Ah si les Ricains n’étaient pas là… Les contradictions ne pleuvraient plus et les occasions de blaguer non plus ! Consentir à la fondation d’un monastère de contemplatifs à quelques kilomètres de Millbrook est une glorieuse mise en scène du Grand Satan.
Tout comme l’Église elle-même, le monachisme chrétien a vu le jour en Orient ; il renaît chez les nababs de l’Occident. La communauté Notre-Dame de la Résurrection tire sa substance de ce nouvel éden mythique et mystique et crée son espace de vocation au beau milieu de l’État de New York. Retraçant le sillage du fils de Dieu, l’existence monastique y est vécue dans l’humilité et dans l’identification aux pauvres. Par imitation du maître, le moine est appelé à mettre l’amour en pratique dans son cocon, fermé aux turpitudes de la petite vie de millions d’êtres souffrants. La frénésie de consommation environnante n’empêche pas les moines, qui appliquent rigoureusement la Règle de Saint-Benoît, de s’adonner à une existence simple, détachée des biens matériels encombrants, épurée des scories capitalistes, consacrée à la prière. En accord avec la tradition des ermites des premiers temps de la chrétienté, le quotidien de la congrégation américaine s’égrène au rythme des saisons. Une existence frugale accordée aux cycles indéfiniment renouvelés des révolutions de la terre.
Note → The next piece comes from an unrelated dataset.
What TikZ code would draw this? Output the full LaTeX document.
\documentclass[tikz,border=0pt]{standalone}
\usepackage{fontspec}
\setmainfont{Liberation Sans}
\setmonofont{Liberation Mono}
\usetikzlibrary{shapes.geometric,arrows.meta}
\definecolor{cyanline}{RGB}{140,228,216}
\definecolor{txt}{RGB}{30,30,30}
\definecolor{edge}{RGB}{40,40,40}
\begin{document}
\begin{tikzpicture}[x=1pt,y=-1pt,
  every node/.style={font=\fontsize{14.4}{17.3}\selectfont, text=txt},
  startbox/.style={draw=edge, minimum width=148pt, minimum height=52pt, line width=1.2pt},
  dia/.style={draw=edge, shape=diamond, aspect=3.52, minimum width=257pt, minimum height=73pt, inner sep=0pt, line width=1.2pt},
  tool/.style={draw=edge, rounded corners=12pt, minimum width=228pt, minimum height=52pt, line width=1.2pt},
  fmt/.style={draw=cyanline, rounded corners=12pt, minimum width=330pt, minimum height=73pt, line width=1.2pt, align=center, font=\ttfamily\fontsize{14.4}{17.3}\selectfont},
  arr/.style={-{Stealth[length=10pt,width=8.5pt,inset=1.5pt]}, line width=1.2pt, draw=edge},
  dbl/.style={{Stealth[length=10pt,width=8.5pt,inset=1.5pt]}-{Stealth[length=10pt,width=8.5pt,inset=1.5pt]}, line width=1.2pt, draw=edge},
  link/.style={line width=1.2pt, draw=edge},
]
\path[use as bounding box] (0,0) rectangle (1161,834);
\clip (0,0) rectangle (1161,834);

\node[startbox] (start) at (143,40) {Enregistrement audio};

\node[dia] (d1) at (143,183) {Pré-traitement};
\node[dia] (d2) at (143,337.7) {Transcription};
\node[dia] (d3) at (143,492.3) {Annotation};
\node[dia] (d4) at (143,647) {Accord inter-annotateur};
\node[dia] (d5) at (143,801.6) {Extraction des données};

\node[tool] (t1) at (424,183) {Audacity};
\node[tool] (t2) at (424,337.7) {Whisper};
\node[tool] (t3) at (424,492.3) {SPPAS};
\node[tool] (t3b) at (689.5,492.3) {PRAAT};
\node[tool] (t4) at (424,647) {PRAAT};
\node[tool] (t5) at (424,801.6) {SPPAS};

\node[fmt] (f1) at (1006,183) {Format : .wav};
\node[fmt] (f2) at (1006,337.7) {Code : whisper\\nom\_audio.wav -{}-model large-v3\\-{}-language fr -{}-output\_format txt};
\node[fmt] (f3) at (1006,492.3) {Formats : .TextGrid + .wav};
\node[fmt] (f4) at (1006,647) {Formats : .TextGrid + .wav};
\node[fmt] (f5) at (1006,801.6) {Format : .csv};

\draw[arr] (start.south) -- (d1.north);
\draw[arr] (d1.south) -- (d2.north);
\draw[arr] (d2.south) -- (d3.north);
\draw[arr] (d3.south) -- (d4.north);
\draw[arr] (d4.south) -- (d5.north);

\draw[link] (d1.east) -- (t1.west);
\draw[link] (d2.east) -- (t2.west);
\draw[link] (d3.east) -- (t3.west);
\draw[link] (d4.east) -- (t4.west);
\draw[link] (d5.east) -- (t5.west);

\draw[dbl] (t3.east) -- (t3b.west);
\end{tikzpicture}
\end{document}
À travers l’observance de l’Avent, de Noël et de l’Épiphanie en hiver, les célébrations de la naissance du monachisme et de la fête de Pâques au printemps, l’épanouissement des différents aspects de la vie communautaire en été et la longue maturation du travail du moine en automne, l’Occidental athée devenu frère trouve à satisfaire sa soif de transcendance, il renonce au monde, à ses attraits et à ses plaisirs. Cette abnégation et la joie profonde qui soutient ce sacrifice attisent l’intérêt du reste de l’humanité. La convoitise, peut-être. Car n’ont-ils point, ces solitaires, entendus un appel, une invitation ? Comme toute forme de vie, le monachisme demeure essentiellement un mystère que le frère Victor-Antoine, très prolixe au demeurant, consent à dévoiler en partie.